Palmer Prize Winner’s Book Explores Debate Between Liberty and “Necessity” Amid National Emergencies
Following a national emergency, there is frequently a test of the United States Constitution. And when that test comes from the country’s president, either through executive orders or raw rhetoric, the conflict and consequence is often greater.
Thomas Crocker, whose book, Overcoming Necessity: Emergency, Constraint, and the Meanings of American Constitutionalism, won the 2020 Chicago-Kent College of Law Roy C. Palmer Civil Liberties Prize, seeks to not only explore that conflict, but to prepare citizens who might participate in it—particularly when discussions are weighted with presidential talk of “necessity.”
“This book’s central claim is that the meanings of American constitutionalism depend on a continuing process of overcoming necessity. But far from seeking to overcome necessity, in both historical precedent and current practice, executive officials often seek to harness its power,” Crocker writes.
The college’s 2020 prize committee notes that Crocker’s book “grapples with one of the most important and difficult issues in American constitutional law and theory,” and not only gives a thorough account of the U.S. Supreme Court’s jurisprudence in the area, but “forcefully argues that such measures must be constrained by values and principles that reflect our national identity, character, and commitment to a liberal democratic constitutional order based on reflection and choice.”
Crocker, the N. Heyward Clarkson Jr. Professor at the University of South Carolina School of Law, says that he wanted to write the book after seeing reactions across the country to the September 11, 2001, terrorist attacks.
“The impetus was to reflect on the post-9/11 resurgence of a desire to ‘get the bad guys,’ so to speak—which is entirely within the purview of government—and the conflict generated between that goal and the desire to preserve civil liberties,” Crocker says.
Crocker says by exploring those tensions, and grounding them with a look at similar tensions birthed by national emergencies throughout history, he hopes to prepare readers for even more dramatic conflicts in the future.
Crocker’s book, which was published by Yale University Press in July 2020, starts out with a nightmare scenario in which a dirty bomb goes off outside Willis Tower in Chicago. The president empowers the U.S. attorney general with emergency powers, including examining all associations of those sharing national ties to terrorists, commandeering public lands and buildings, instating indefinite detention, and stripping those deemed to be “involved in a foreign terrorist organization” of their citizenship.

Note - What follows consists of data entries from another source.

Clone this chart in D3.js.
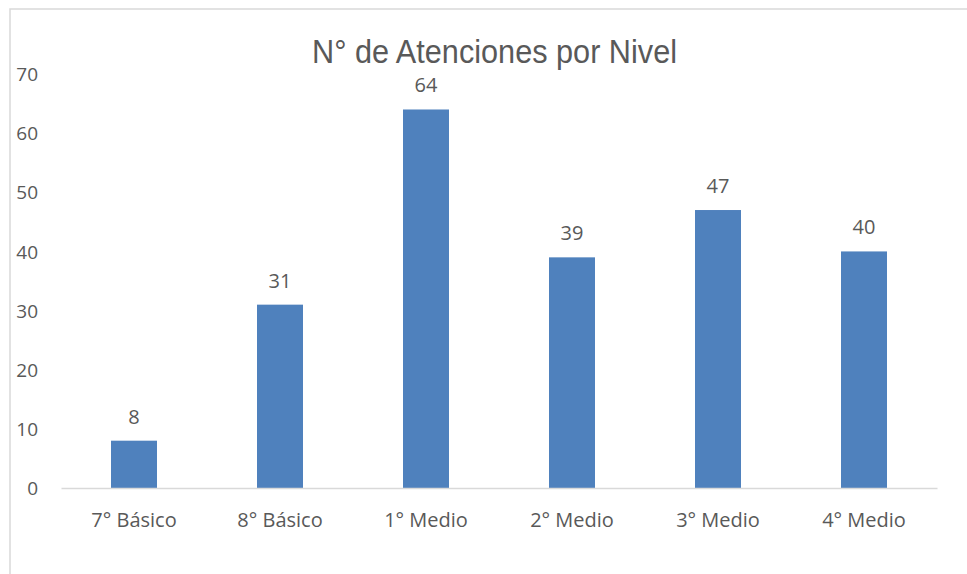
<!DOCTYPE html>
<html><head><meta charset="utf-8">
<script src="https://cdn.jsdelivr.net/npm/d3@7"></script>
<style>body{margin:0;background:#fff}</style>
</head><body>
<svg id="c" width="967" height="574"></svg>
<script>
const categories = ["7° Básico","8° Básico","1° Medio","2° Medio","3° Medio","4° Medio"];
const values = [8,31,64,39,47,40];
const yTicks = [0,10,20,30,40,50,60,70];
const title = "N° de Atenciones por Nivel";

const svg = d3.select("#c");
const W = 967, H = 574;
const x = d3.scaleBand().domain(categories).range([61,937]).paddingInner(0.685).paddingOuter(0.3425);
const y = d3.scaleLinear().domain([0,70]).range([488,74]);
const font = "'Open Sans', 'Noto Sans', sans-serif";
const txt = "#595959";

// frame
svg.append("rect").attr("x",10).attr("y",9).attr("width",W+20).attr("height",H+20)
  .attr("fill","none").attr("stroke","#d9d9d9").attr("stroke-width",1.5);

svg.append("text").attr("x",494.5).attr("y",63).attr("text-anchor","middle")
  .attr("font-family","'Liberation Sans', Arial, sans-serif").attr("font-size",33.5)
  .attr("textLength",365).attr("lengthAdjust","spacingAndGlyphs")
  .attr("fill",txt).text(title);

// y axis labels
const ya = svg.append("g").attr("transform","translate(38,0)")
  .call(d3.axisLeft(y).tickValues(yTicks).tickSize(0).tickPadding(0));
ya.select(".domain").remove();
ya.selectAll("text").attr("font-family",font).attr("font-size",19).attr("fill",txt).attr("dy","0.35em");

// bars
svg.append("g").selectAll("rect").data(values).join("rect")
  .attr("x",(d,i)=>x(categories[i])).attr("width",x.bandwidth())
  .attr("y",d=>y(d)).attr("height",d=>y(0)-y(d)).attr("fill","#4f81bd");

// value labels
svg.append("g").selectAll("text").data(values).join("text")
  .attr("x",(d,i)=>x(categories[i])+x.bandwidth()/2).attr("y",d=>y(d)-17)
  .attr("text-anchor","middle").attr("font-family",font).attr("font-size",20).attr("fill",txt)
  .text(d=>d);

// x axis
const xa = svg.append("g").attr("transform","translate(0,488)")
  .call(d3.axisBottom(x).tickSize(0).tickPadding(0));
xa.select(".domain").attr("stroke","#d9d9d9").attr("stroke-width",1.5);
xa.selectAll("text").attr("font-family",font).attr("font-size",20).attr("fill",txt).attr("dy","39").attr("y",0);
</script>
</body></html>
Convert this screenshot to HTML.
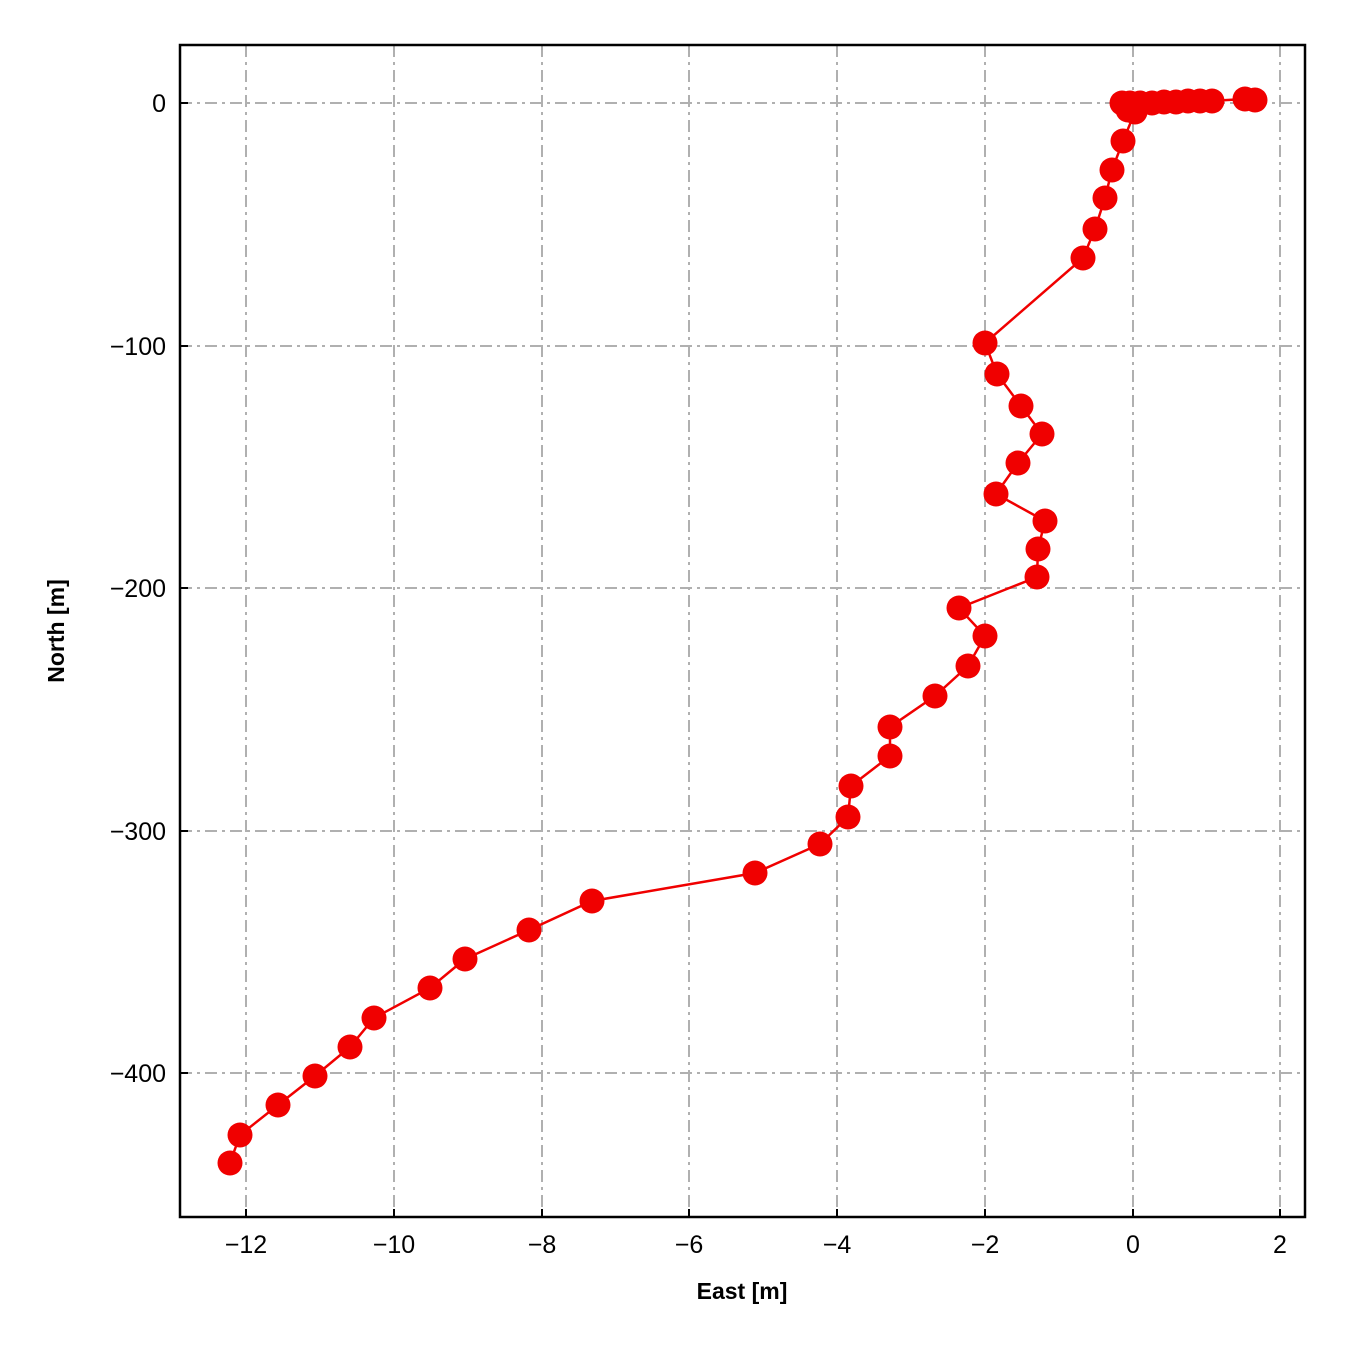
<!DOCTYPE html>
<html><head><style>body{margin:0;background:#fff}</style></head><body>
<svg width="1350" height="1350" xmlns="http://www.w3.org/2000/svg" font-family="Liberation Sans, sans-serif">
<rect width="1350" height="1350" fill="#fff"/>
<g stroke="#b0b0b0" stroke-width="2" stroke-dasharray="12,5,3,5">
<line x1="246" y1="45" x2="246" y2="1217"/><line x1="394" y1="45" x2="394" y2="1217"/><line x1="542" y1="45" x2="542" y2="1217"/><line x1="689" y1="45" x2="689" y2="1217"/><line x1="837" y1="45" x2="837" y2="1217"/><line x1="985" y1="45" x2="985" y2="1217"/><line x1="1133" y1="45" x2="1133" y2="1217"/><line x1="1280" y1="45" x2="1280" y2="1217"/>
<line x1="180" y1="103" x2="1305" y2="103"/><line x1="180" y1="346" x2="1305" y2="346"/><line x1="180" y1="588" x2="1305" y2="588"/><line x1="180" y1="831" x2="1305" y2="831"/><line x1="180" y1="1073" x2="1305" y2="1073"/>
</g>
<g stroke="#000" stroke-width="2">
<line x1="246" y1="1217" x2="246" y2="1209"/><line x1="394" y1="1217" x2="394" y2="1209"/><line x1="542" y1="1217" x2="542" y2="1209"/><line x1="689" y1="1217" x2="689" y2="1209"/><line x1="837" y1="1217" x2="837" y2="1209"/><line x1="985" y1="1217" x2="985" y2="1209"/><line x1="1133" y1="1217" x2="1133" y2="1209"/><line x1="1280" y1="1217" x2="1280" y2="1209"/>
<line x1="180" y1="103" x2="188" y2="103"/><line x1="180" y1="346" x2="188" y2="346"/><line x1="180" y1="588" x2="188" y2="588"/><line x1="180" y1="831" x2="188" y2="831"/><line x1="180" y1="1073" x2="188" y2="1073"/>
</g>
<g fill="#f00000" stroke="#f00000">
<polyline fill="none" stroke-width="2.5" points="1255,100 1245,99 1210,101 1190,101 1170,102 1150,103 1130,103 1122,103 1135,112 1123,141 1112,170 1105,198 1095,229 1083,258 985,343 997,374 1021,406 1042,434 1018,463 996,494 1045,521 1038,549 1037,577 959,608 985,636 968,666 935,696 890,727 890,756 851,786 848,817 820,844 755,873 592,901 529,930 465,959 430,988 374,1018 350,1047 315,1076 278,1105 240,1135 230,1163"/>
<g stroke="none">
<circle cx="1255" cy="100" r="12.5"/><circle cx="1245" cy="99" r="12.5"/><circle cx="1212" cy="101" r="12.5"/><circle cx="1200" cy="101" r="12.5"/><circle cx="1188" cy="101" r="12.5"/><circle cx="1176" cy="102" r="12.5"/><circle cx="1164" cy="102" r="12.5"/><circle cx="1152" cy="103" r="12.5"/><circle cx="1140" cy="103" r="12.5"/><circle cx="1130" cy="103" r="12.5"/><circle cx="1122" cy="103" r="12.5"/><circle cx="1128" cy="110" r="12.5"/><circle cx="1135" cy="112" r="12.5"/><circle cx="1123" cy="141" r="12.5"/><circle cx="1112" cy="170" r="12.5"/><circle cx="1105" cy="198" r="12.5"/><circle cx="1095" cy="229" r="12.5"/><circle cx="1083" cy="258" r="12.5"/><circle cx="985" cy="343" r="12.5"/><circle cx="997" cy="374" r="12.5"/><circle cx="1021" cy="406" r="12.5"/><circle cx="1042" cy="434" r="12.5"/><circle cx="1018" cy="463" r="12.5"/><circle cx="996" cy="494" r="12.5"/><circle cx="1045" cy="521" r="12.5"/><circle cx="1038" cy="549" r="12.5"/><circle cx="1037" cy="577" r="12.5"/><circle cx="959" cy="608" r="12.5"/><circle cx="985" cy="636" r="12.5"/><circle cx="968" cy="666" r="12.5"/><circle cx="935" cy="696" r="12.5"/><circle cx="890" cy="727" r="12.5"/><circle cx="890" cy="756" r="12.5"/><circle cx="851" cy="786" r="12.5"/><circle cx="848" cy="817" r="12.5"/><circle cx="820" cy="844" r="12.5"/><circle cx="755" cy="873" r="12.5"/><circle cx="592" cy="901" r="12.5"/><circle cx="529" cy="930" r="12.5"/><circle cx="465" cy="959" r="12.5"/><circle cx="430" cy="988" r="12.5"/><circle cx="374" cy="1018" r="12.5"/><circle cx="350" cy="1047" r="12.5"/><circle cx="315" cy="1076" r="12.5"/><circle cx="278" cy="1105" r="12.5"/><circle cx="240" cy="1135" r="12.5"/><circle cx="230" cy="1163" r="12.5"/>
</g></g>
<rect x="180" y="45" width="1125" height="1172" fill="none" stroke="#000" stroke-width="2.5"/>
<g font-size="25" text-anchor="middle" fill="#000">
<text x="246" y="1253">−12</text><text x="394" y="1253">−10</text><text x="542" y="1253">−8</text><text x="689" y="1253">−6</text><text x="837" y="1253">−4</text><text x="985" y="1253">−2</text><text x="1133" y="1253">0</text><text x="1280" y="1253">2</text>
</g>
<g font-size="25" text-anchor="end" fill="#000">
<text x="166" y="112">0</text><text x="166" y="355">−100</text><text x="166" y="597">−200</text><text x="166" y="840">−300</text><text x="166" y="1082">−400</text>
</g>
<text x="742" y="1299" font-size="23" font-weight="bold" text-anchor="middle">East [m]</text>
<text transform="translate(64,631) rotate(-90)" font-size="23" font-weight="bold" text-anchor="middle">North [m]</text>
</svg>
</body></html>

“This fiction might seem far-fetched, even outrageous, but we already have elements of this scenario in play today,” Crocker says, noting President Donald Trump’s executive order banning entry to the U.S. by individuals from seven majority-Muslim countries, and his rhetorical attack on the federal judiciary when its members first nullified the order.
“In light of this background, what can the American people expect from a President—the current or a subsequent one—if a future emergency of the scale imagined in these pages were to occur during his term? How can American constitutionalism’s commitment to protecting fundamental rights and principles withstand a president who claims exclusive and unreviewable authority to do whatever he deems necessary to protect the nation?” Crocker asks in the book.
Trump was not alone, Crocker notes. President Barack Obama claimed “an unreviewable authority” to target U.S. persons abroad for lethal aerial attacks, and President Abraham Lincoln suspended habeas corpus to preserve the Union.
“Americans take pride in their constitutional form, except when it interferes with function.…What role are we willing to allow necessity to play in justifying national policy?” Crocker writes, noting the consent of the people is always a factor in legitimizing such executive orders: “A community is accountable for the character of its choices. Thus, constitutional equilibrium is always fragile.”
And simply pointing out that something is unconstitutional is rarely enough during the heightened tensions of a national emergency, Crocker notes.
“Justifications that a counterterrorism policy is not legally proscribed on some possible reading of a legal constraint are insufficient,” he writes. “Rather, such justifications [should] involve core questions about identity, character, and the meanings of American constitutionalism that make self-government possible.”
While writing the book, Crocker drew upon both his law degree and his doctorate in philosophy to focus on the concepts of debate and discourse in addition to any constitutional ramifications.
“Philosophically, I think about the nature of identity, in which the actions we take, and the ideas we have, tell us a lot about who we are as an American people,” Crocker says.
When asked about the current political climate and how he believes such debates might play out, Crocker replies, “I’m very worried, both about the ability of a president that has the instincts to not follow the rule of law, and also about polarization.”
“We all love liberty, we all think the Constitution is a wonderful document we should abide by,” he adds. “It’s my hope that the common commitment we have to live under constitutional governance is much stronger and deeper than any policy disagreements we have.”
The Palmer Prize was established in spring 2007 by Roy C. Palmer ’62 and his wife, Susan M. Palmer, to honor a work of scholarship exploring the tension between civil liberties and national security in contemporary American society.
The $10,000 prize is designed to encourage and reward public debate among scholars on current issues affecting the rights of individuals and the responsibilities of governments throughout the world.